The New Scientist
is one of my favorite publications -- especially its online version. It was launched in 1956 "for all those men and women who are interested in scientific discovery, and in
its industrial, commercial and social consequences." It's punchy, smart and entertaining.
The New Scientist
is also where I find many counterintuitive gems -- eerily metaphoric of
big issues elsewhere. Consider its recent report on beached whales
: "Large whales that
strand themselves should be killed, as any attempts to save them are probably futile and likely to cause more suffering, according to animal welfare specialists.... Euthanasia can be a very emotive
issue... but it is often in a stranded whale's best interests. Death is normally induced by lethal injection.... Rescuers often have struggled to save stranded whales. In 2002, a pod of pilot whales
stranded themselves on Cape Cod in Massachusetts, - many were refloated, but proceeded to re-beach themselves, with fatal results."
This report was interesting and surprising in its own
right. It contradicted popular belief, and sparked discomfort. But it reminded me that it's often unnatural, inhumane and more destructive to keep sick things alive -- especially big things.
In these messy times, our own government and citizens should consider the lesson of beached whales. Too often our gut instinct is to fiercely preserve what we have and what we know. The bigger the
institution, the more protection we seem to think it deserves -- even when we know it would be best in the long run to simply let go and start over.
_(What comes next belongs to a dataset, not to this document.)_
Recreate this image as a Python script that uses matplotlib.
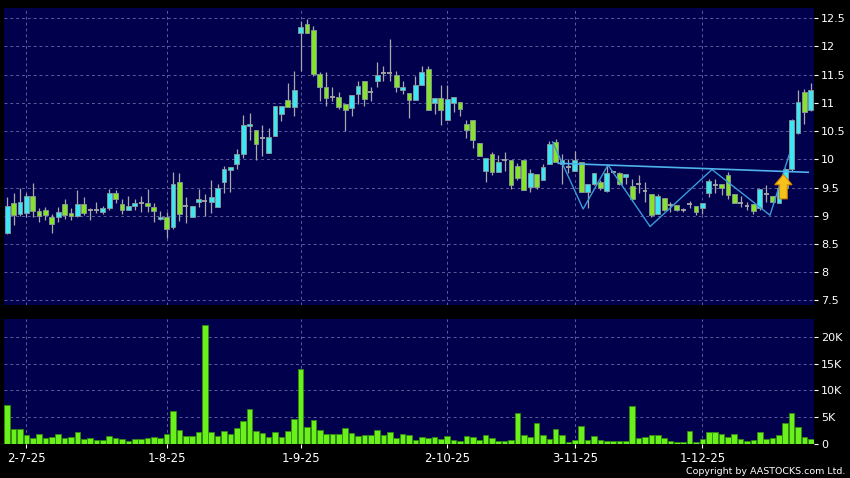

But unfortunately, "too big to die" has
become a ubiquitous phrase in our lexicon. And in many prominent cases, too-big-to-die has been put into practice. Consider the auto-manufacturing sector. Think of finance, banking, health care and
public education. Even consider certain dying sectors of the media industry. It forces one to ask: How much have our protectionist tendencies stifled innovation and re-invention? In the big scheme of
things, how much have we weakened ourselves?
If the law of beached whales applies to our various industries and institutions, then we run a big risk of repeating those last words of the
animal welfare specialists: "Many were refloated, but proceeded to re-beach themselves, with fatal results."
Again, it's often unnatural, inhumane and more destructive to keep sick things
alive. Euthanasia is tough, but we must let beached whales die.